Fayetteville Police spokeswoman Theresa Chance declined to comment on a cause of death or the condition of Shaniya Davis's body.
"We've got a lot of people out at the scene right now that are torn up," Chance said. "Detectives have been running off adrenaline to find this little girl and to bring her home alive. You have a lot of people in shock right now."
Two people have been charged in her disappearance, one of them her mother, Antoinette Davis, 25.
Police charged Davis with human trafficking and felony child abuse, saying Shaniya was offered for prostitution.
Authorities also charged Mario Andrette McNeill, 29, with kidnapping after they said surveillance footage from a Sanford hotel showed him carrying Shaniya there.
Authorities said McNeill admitted taking the girl, though his attorney said he would plead not guilty.
Authorities first arrested a man named Clarence Coe, but charges against him were dropped a day later when investigators tracked down McNeill after receiving a tip from a hotel employee.

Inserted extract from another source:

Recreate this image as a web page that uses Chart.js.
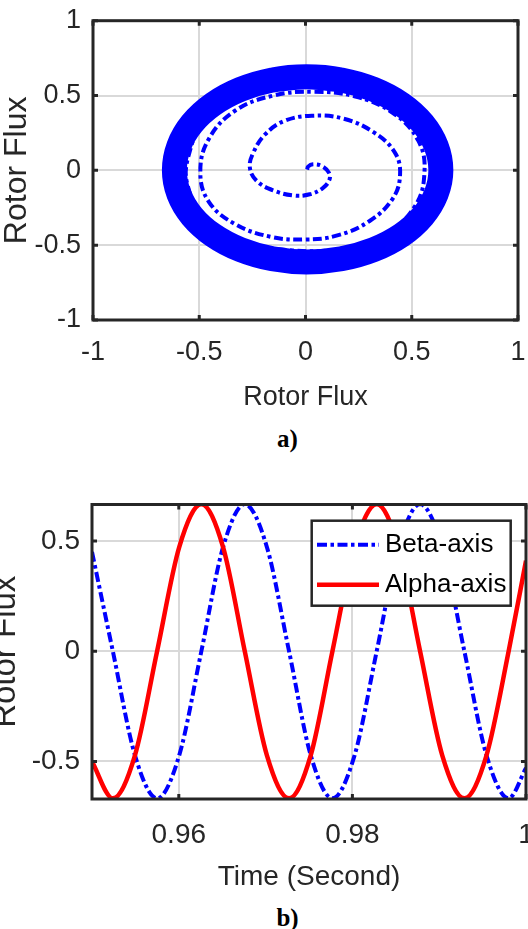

Additional information led investigators to a search site near Sanford on Sunday. They continued searching , scouring miles of landscape, roads, ravines and fields on four-wheelers and with helicopters.
After Shaniya's body was found, a solemn group of searchers met quietly at a nearby fire station to ensure that all volunteers were accounted for.
"We were hoping that someone could carry her home," said Syd Severe, 42, who came from Raleigh to help with the search. "It's just sick."
A cluster of emergency vehicles and law enforcement personnel gathered where Shaniya's body was found, near Highway 87.
Authorities blocked access to the road, a rural area popular with hunters that is about 1.5 kilometres from a large lakeside community.
Shaniya's father, Bradley Lockhart, said he raised his daughter for several years, but last month decided to let her stay with her mother. He had pleaded for her safe return.
"I should've never let her go over there," he told The Associated Press.